The answer to your question is that George Orwell felt compelled to speak out against the dangers of English imperialism and fascism.
If we go back and study the man himself, we can see that Orwell was an old-school English socialist; politically, he was unabashedly left. He prided himself on his support for the working poor, for freedom of speech and thought, and for democratic, classless societies. Yet, Orwell was staunchly anti-establishment; we can see this in his harsh criticism of the elitist Labour leaders of his beloved England:
“The truth is that to many people calling themselves Socialists, revolution does not mean a movement of the masses with which they hope to associate themselves; it means a set of reforms which ‘we’, the clever ones, are going to impose upon ‘them’, the Lower Orders”. (The Road to Wigan Pier)
While the elitist leaders of England claimed to support the defeat of an imperialist Germany, they essentially turned a blind eye to the excesses of communist Russia. The ruling Labour leaders were career politicians who favored exchanging one form of totalitarianism for another, as long as their power and privileges were preserved.
Essentially, this is what Animal Farm is about: Orwell's pigs (led by Napoleon and Snowball) were thinly veiled caricatures of Stalin and Trotsky. The pigs manipulated widespread anger and dissatisfaction among the animal populace to set themselves up as elite leaders in place of the farmers. The English Labour leaders were like Snowball and Napoleon, only interested in their own aggrandizement and success. For a time, they may have appeared to engage each other in a seeming struggle to secure proletariat rights, but in the end, their only goal was to set themselves up as bourgeoisie leaders over a scattered and divided populace.
In Animal Farm, the animals discovered that they had essentially exchanged one group of oppressors for another. There was to be no democracy, where they would have equal say in how the farm was run; there would only be the prospect of servile obedience to an indifferent and ruthless ruling class.
Everywhere the world movement seems to be in the direction of centralised economies which can be made to ‘work’ in an economic sense but which are not democratically organised and which tend to establish a caste system.'(George Orwell's letter to Noel Willmett)
Twelve voices were shouting in anger, and they were all alike. No question now, what had happened to the faces of the pigs. The creatures outside looked from pig to man, and from man to pig, and from pig to man again; but already it was impossible to say which was which. (Animal Farm)
As with Orwell's Animal Farm, both Coming Up For Air and 1984 were equally controversial. England looked wretched in these novels because Orwell felt that England's leaders were in danger of appropriating totalitarianism for their own purposes. As a socialist in the purest sense, Orwell believed that no government (whether left or right on the political spectrum) should resort to coercion and violence to control the populace.
...there is the fact that the intellectuals are more totalitarian in outlook than the common people. On the whole the English intelligentsia have opposed Hitler, but only at the price of accepting Stalin. Most of them are perfectly ready for dictatorial methods, secret police, systematic falsification of history etc. so long as they feel that it is on ‘our’ side. (from George Orwell's letter to Noel Willmett)

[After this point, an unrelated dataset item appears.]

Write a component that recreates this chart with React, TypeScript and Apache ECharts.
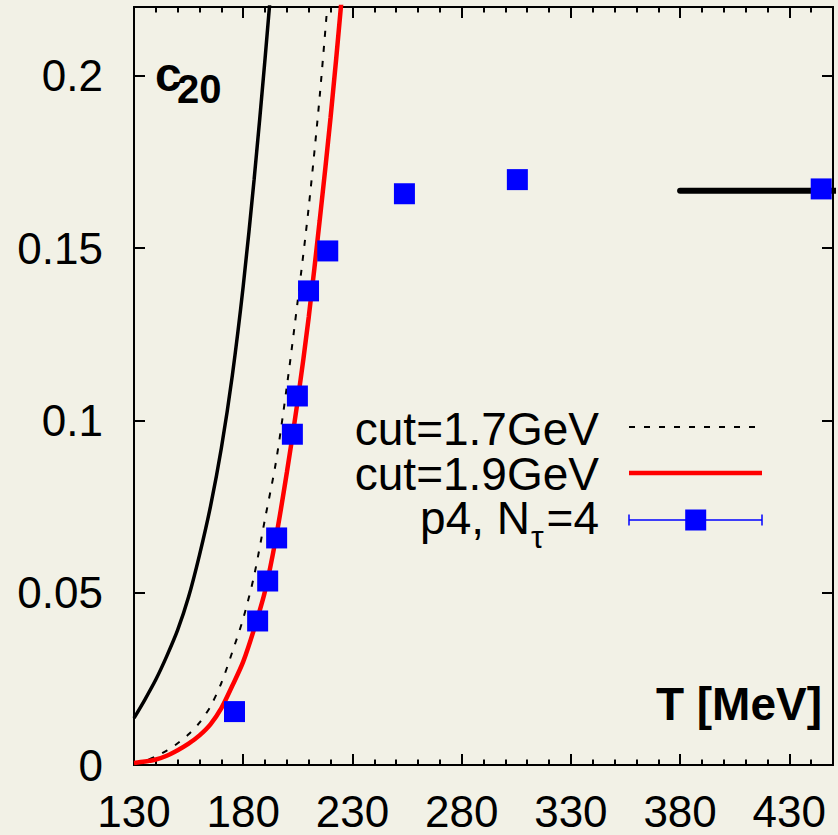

In Coming Up For Air, Orwell's protagonist, George Bowling, also comes to this conclusion. At a talk during a Left Book Club meeting, Bowling has an epiphany: the elitist vision of revolution only serves to benefit a small group while the masses suffer.
I saw the vision that he was seeing. And it wasn’t at all the kind of vision that can be talked about. What he’s saying is merely that Hitler’s after us and we must all get together and have a good hate. Doesn’t go into details. Leaves it all respectable. But what he is seeing is something quite different. It’s a picture of himself smashing people’s faces in with a spanner. [CUA p. 148]
Hitler’s after us! Let’s all grab a spanner and get together, and perhaps if we smash in enough faces they won’t smash ours. Gang up, choose your Leader. Hitler’s black and Stalin’s white. But it might as well be the other way about, because in the little chap’s mind both Hitler and Stalin are the same. Both mean spanners and smashed faces. [CUA p.149]
In 1984, England is essentially Oceania, one of three powerful states which are constantly in conflict with one another. Oceania controls its populace by controlling language and thought. The country is headed up by Big Brother (who no one has ever seen), and he is aided by The Inner Party and The Outer Party in his efforts to keep the Proles (the population) suitably cowed and docile. In the novel, violent means are used by the oligarchic elite to mercilessly subdue any perceived act of rebellion against it. So, the state is all-powerful; it has appropriated all means of production, all intellectual discourse, and all memories of the past for its own nefarious purposes.
Basically, through his three books, Orwell painted a grim picture of what his beloved England could look like if it continued on the path of rationalizing away the dangers of totalitarianism. It was his personal belief that both the Left and the Right were in equal danger of preserving an amorphous state at the expense of the suffering masses. His aim had always been to warn and to educate.